During his tenure, he said, he made use of the city's contractual right to have injured officers undergo an independent medical examination.
When the injury was severe and it was unlikely the officer would ever be able to return, the city automatically filed for a state disability pension that, depending on the circumstances of the injury, would result in half or three-quarters pay, also exempt from state and federal income taxes.
Anytime injured-on-duty cases rise above 10 percent of the work force, it is cause for concern, said Mary Lou Conrow, a Binghamton attorney who has done evaluations of sick-leave abuse for about 40 police agencies in the last 15 years.
Through effective scrutiny, she said, those numbers are often reduced.
She cited a police department of about 600 members that had 30 injured-on-duty cases.
"We brought their long-term IOD down to approximately three a year," she said.
"We did it through nurse-case management, a very strong light-duty program, and exercising our ability to file state disability retirement paperwork."
Forrest, the former Buffalo nurse-case manager, agreed with Conrow.
"I believe you need an on-site nurse-case manager to monitor all the IOD claims," Forrest said. "You don't need to strong-arm officers. You need to treat them with respect and make them accountable."

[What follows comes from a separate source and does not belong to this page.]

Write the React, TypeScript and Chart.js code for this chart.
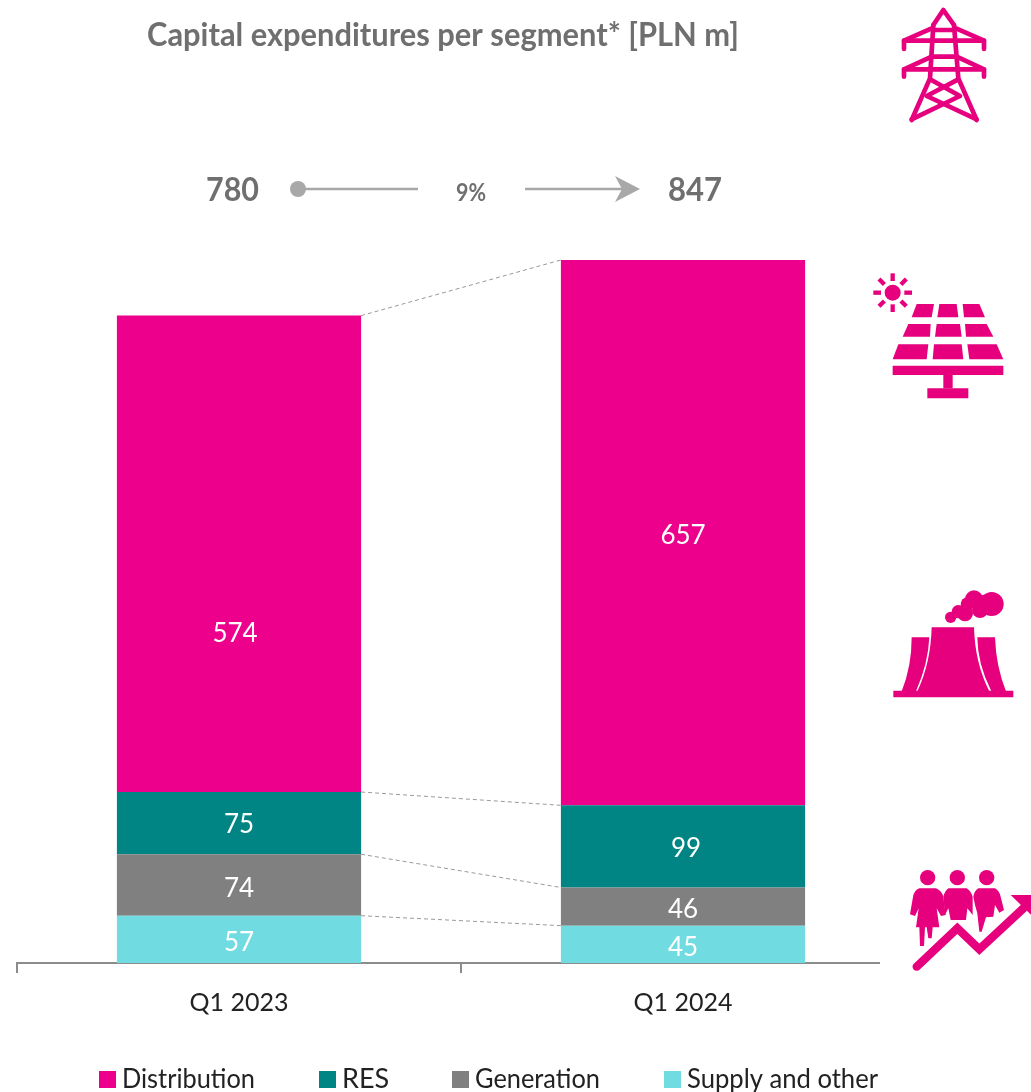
import React, { useEffect, useRef } from "react";
import { Chart, registerables } from "chart.js";

Chart.register(...registerables);

const categories = ["Q1 2023", "Q1 2024"];
const distribution = [574, 657];
const res = [75, 99];
const generation = [74, 46];
const supply = [57, 45];
const totals = [780, 847];
const growth = "9%";
const titleText = "Capital expenditures per segment* [PLN m]";

const PINK = "#ec008c";
const ICON = "#e6007e";
const TEAL = "#008484";
const GRAY = "#808080";
const CYAN = "#70dbe0";
const TEXT_GRAY = "#6f6f6f";
const LINE_GRAY = "#a8a8a8";
const FONT = "Lato, 'Open Sans', sans-serif";

function poly(ctx: CanvasRenderingContext2D, pts: number[]) {
  ctx.beginPath();
  ctx.moveTo(pts[0], pts[1]);
  for (let i = 2; i < pts.length; i += 2) ctx.lineTo(pts[i], pts[i + 1]);
  ctx.closePath();
  ctx.fill();
}

function lines(ctx: CanvasRenderingContext2D, list: number[][]) {
  for (const pts of list) {
    ctx.beginPath();
    ctx.moveTo(pts[0], pts[1]);
    for (let i = 2; i < pts.length; i += 2) ctx.lineTo(pts[i], pts[i + 1]);
    ctx.stroke();
  }
}

function circle(ctx: CanvasRenderingContext2D, x: number, y: number, r: number) {
  ctx.beginPath();
  ctx.arc(x, y, r, 0, Math.PI * 2);
  ctx.fill();
}

function drawIcons(ctx: CanvasRenderingContext2D) {
  ctx.save();
  ctx.fillStyle = ICON;
  ctx.strokeStyle = ICON;
  ctx.lineCap = "round";
  ctx.lineJoin = "round";

  // tower
  ctx.save();
  ctx.translate(880, 0);
  ctx.scale(1 / 3, 1 / 3);
  ctx.lineWidth = 14;
  lines(ctx, [
    [160, 75, 190, 30, 222, 75],
    [160, 75, 150, 235, 95, 360],
    [222, 75, 235, 235, 290, 360],
    [160, 90, 222, 90],
    [72, 147, 72, 122, 312, 122, 312, 147],
    [72, 122, 155, 85],
    [312, 122, 228, 85],
    [72, 230, 72, 208, 312, 208, 312, 230],
    [72, 208, 155, 170],
    [312, 208, 230, 170],
    [155, 170, 230, 170],
    [150, 238, 240, 288, 95, 358],
    [235, 238, 140, 288, 290, 358],
  ]);
  // solar panel
  circle(ctx, 38, 878, 24);
  ctx.lineWidth = 13;
  ctx.lineCap = "butt";
  for (let i = 0; i < 8; i++) {
    const a = (i * Math.PI) / 4;
    ctx.beginPath();
    ctx.moveTo(38 + Math.cos(a) * 35, 878 + Math.sin(a) * 35);
    ctx.lineTo(38 + Math.cos(a) * 58, 878 + Math.sin(a) * 58);
    ctx.stroke();
  }
  const cells = [
    [110, 912, 162, 912, 155, 952, 95, 952],
    [178, 912, 230, 912, 235, 952, 172, 952],
    [248, 912, 298, 912, 315, 952, 252, 952],
    [85, 972, 152, 972, 150, 1010, 68, 1010],
    [170, 972, 240, 972, 245, 1010, 165, 1010],
    [255, 972, 320, 972, 340, 1010, 258, 1010],
    [55, 1033, 145, 1033, 140, 1078, 38, 1078],
    [162, 1033, 245, 1033, 250, 1078, 158, 1078],
    [262, 1033, 350, 1033, 370, 1078, 268, 1078],
    [38, 1097, 370, 1097, 370, 1125, 38, 1125],
    [190, 1125, 218, 1125, 218, 1165, 190, 1165],
    [142, 1165, 265, 1165, 265, 1195, 142, 1195],
  ];
  cells.forEach((c) => poly(ctx, c));
  ctx.restore();

  // cooling towers and people
  ctx.save();
  ctx.translate(880, 580);
  ctx.scale(1 / 3, 1 / 3);
  poly(ctx, [40, 332, 400, 332, 400, 352, 40, 352]);
  const shape = (s: string) => ctx.fill(new Path2D(s));
  shape("M155 142 L282 142 Q285 250 328 334 L112 334 Q152 250 155 142 Z");
  shape("M95 172 L148 172 Q145 250 108 334 L65 334 Q95 260 95 172 Z");
  shape("M292 172 L345 172 Q348 260 378 334 L334 334 Q292 250 292 172 Z");
  [
    [212, 112, 17],
    [235, 95, 20],
    [255, 100, 24],
    [262, 72, 20],
    [282, 58, 27],
    [300, 90, 24],
    [312, 72, 28],
    [335, 72, 36],
  ].forEach(([x, y, r]) => circle(ctx, x, y, r));

  [143, 232, 320].forEach((x) => circle(ctx, x, 893, 23));
  shape("M118 925 L168 925 Q185 932 190 950 L197 1005 L183 1008 L170 985 L178 1042 L158 1042 L155 1075 L145 1075 L140 1042 L135 1042 L132 1098 L120 1098 L118 1042 L108 1042 L116 985 L105 1008 L90 1003 L100 945 Q105 930 118 925 Z");
  shape("M205 925 L260 925 Q272 932 278 950 L278 1005 L262 985 L258 1020 L212 1020 L205 985 L195 1005 L190 950 Q195 932 205 925 Z");
  shape("M295 925 L345 925 Q358 932 362 950 L372 990 L358 998 L345 975 L340 1010 L318 1012 L305 1055 L298 1055 L292 1000 L285 975 L280 950 Q283 932 295 925 Z");
  ctx.lineWidth = 25;
  ctx.lineCap = "round";
  ctx.lineJoin = "miter";
  lines(ctx, [[110, 1160, 232, 1045, 298, 1108, 430, 985]]);
  poly(ctx, [392, 945, 480, 945, 480, 1030]);
  ctx.restore();
  ctx.restore();
}

const decorPlugin = {
  id: "decor",
  beforeDatasetsDraw(chart: any) {
    const { ctx, scales } = chart;
    const x = scales.x;
    const y = scales.y;
    // connectors between the stacks
    const metas = [0, 1, 2, 3].map((i) => chart.getDatasetMeta(i));
    ctx.save();
    ctx.strokeStyle = "#999999";
    ctx.lineWidth = 1;
    ctx.setLineDash([4, 3]);
    metas.forEach((m: any) => {
      const a = m.data[0];
      const b = m.data[1];
      ctx.beginPath();
      ctx.moveTo(a.x + a.width / 2, a.y);
      ctx.lineTo(b.x - b.width / 2, b.y);
      ctx.stroke();
    });
    ctx.restore();
    // axis baseline with ticks on the category edges
    const base = y.getPixelForValue(0);
    ctx.save();
    ctx.strokeStyle = "#8c8c8c";
    ctx.lineWidth = 2;
    ctx.beginPath();
    ctx.moveTo(x.left, base + 10);
    ctx.lineTo(x.left, base);
    ctx.lineTo(880, base);
    ctx.moveTo(x.left + x.width / 2, base);
    ctx.lineTo(x.left + x.width / 2, base + 10);
    ctx.stroke();
    ctx.restore();
  },
  afterDatasetsDraw(chart: any) {
    const { ctx, data } = chart;
    ctx.save();
    ctx.fillStyle = "#ffffff";
    ctx.font = `400 26px ${FONT}`;
    ctx.textAlign = "center";
    ctx.textBaseline = "middle";
    const nudges: Record<string, number[]> = {
      "3-0": [-4, 80],
      "3-1": [0, 3],
      "2-1": [3, 2],
      "2-0": [0, 1],
      "1-0": [0, 4],
      "1-1": [0, 3],
      "0-0": [0, 3],
      "0-1": [0, 3],
    };
    data.datasets.forEach((ds: any, i: number) => {
      chart.getDatasetMeta(i).data.forEach((bar: any, j: number) => {
        const [dx, dy] = nudges[`${i}-${j}`] || [0, 0];
        ctx.fillText(String(ds.data[j]), bar.x + dx, (bar.y + bar.base) / 2 + dy);
      });
    });
    ctx.restore();

    // title
    ctx.save();
    ctx.fillStyle = TEXT_GRAY;
    ctx.textBaseline = "middle";
    ctx.textAlign = "left";
    ctx.font = `700 32px ${FONT}`;
    ctx.fillText(titleText, 147, 36, 592);
    // totals strip
    ctx.font = `700 32px ${FONT}`;
    ctx.fillText(String(totals[0]), 206, 191, 53);
    ctx.fillText(String(totals[1]), 668, 191, 54);
    ctx.font = `700 25px ${FONT}`;
    ctx.fillText(growth, 456, 193, 30);
    ctx.strokeStyle = LINE_GRAY;
    ctx.fillStyle = LINE_GRAY;
    ctx.lineWidth = 2.5;
    circle(ctx, 298, 189, 8);
    ctx.beginPath();
    ctx.moveTo(298, 189);
    ctx.lineTo(418, 189);
    ctx.moveTo(525, 189);
    ctx.lineTo(625, 189);
    ctx.stroke();
    poly(ctx, [615, 176, 640, 189, 615, 202, 622, 189]);
    ctx.restore();

    // legend
    ctx.save();
    ctx.font = `400 27px ${FONT}`;
    ctx.textBaseline = "middle";
    ctx.textAlign = "left";
    const order = [...data.datasets].reverse();
    const slots = [
      [99, 133],
      [319, 66],
      [452, 125],
      [664, 191],
    ];
    order.forEach((ds: any, i: number) => {
      const [lx, w] = slots[i];
      ctx.fillStyle = ds.backgroundColor;
      ctx.fillRect(lx, 1071, 17, 17);
      ctx.fillStyle = "#222222";
      ctx.fillText(ds.label, lx + 23, 1079, w);
    });
    ctx.restore();

    drawIcons(ctx);
  },
};

export default function App() {
  const ref = useRef<HTMLCanvasElement>(null);
  useEffect(() => {
    const chart = new Chart(ref.current as HTMLCanvasElement, {
      type: "bar",
      data: {
        labels: categories,
        datasets: [
          { label: "Supply and other", data: supply, backgroundColor: CYAN },
          { label: "Generation", data: generation, backgroundColor: GRAY },
          { label: "RES", data: res, backgroundColor: TEAL },
          { label: "Distribution", data: distribution, backgroundColor: PINK },
        ],
      },
      options: {
        animation: false,
        responsive: false,
        layout: { padding: { left: 17, right: 126, top: 260, bottom: 59 } },
        datasets: { bar: { categoryPercentage: 1, barPercentage: 0.55 } },
        plugins: { legend: { display: false }, tooltip: { enabled: false } },
        scales: {
          x: {
            stacked: true,
            border: { display: false },
            grid: { display: false },
            afterFit: (s: any) => {
              s.height = 70;
            },
            ticks: {
              color: "#222222",
              padding: 17,
              maxRotation: 0,
              font: { family: FONT, size: 25, weight: "400" },
            },
          },
          y: { stacked: true, display: false, min: 0, max: 847 },
        },
      },
      plugins: [decorPlugin],
    } as any);
    return () => chart.destroy();
  }, []);
  return (
    <div style={{ position: "absolute", left: 0, top: 0, width: 1031, height: 1092, overflow: "hidden" }}>
      <canvas ref={ref} width={1031} height={1092} style={{ display: "block" }} />
    </div>
  );
}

In recent days, the Buffalo Police Department and City Hall have made attempts at stronger measures to make injured-on-duty status less appealing for those who would abuse it.
Rather than keep injured officers with more than a year off in their current assignments in the five police districts, all have been transferred to the police commissioner's office. By doing that, the department can fill district openings and avoid paying hundreds of thousands of dollars in overtime.
In addition, injured-on-duty officers no longer will receive uniform allowances or vacation, longevity and holiday pay, which is expected to save the city $1.6 million yearly.
Meegan says the PBA is fighting that move in court.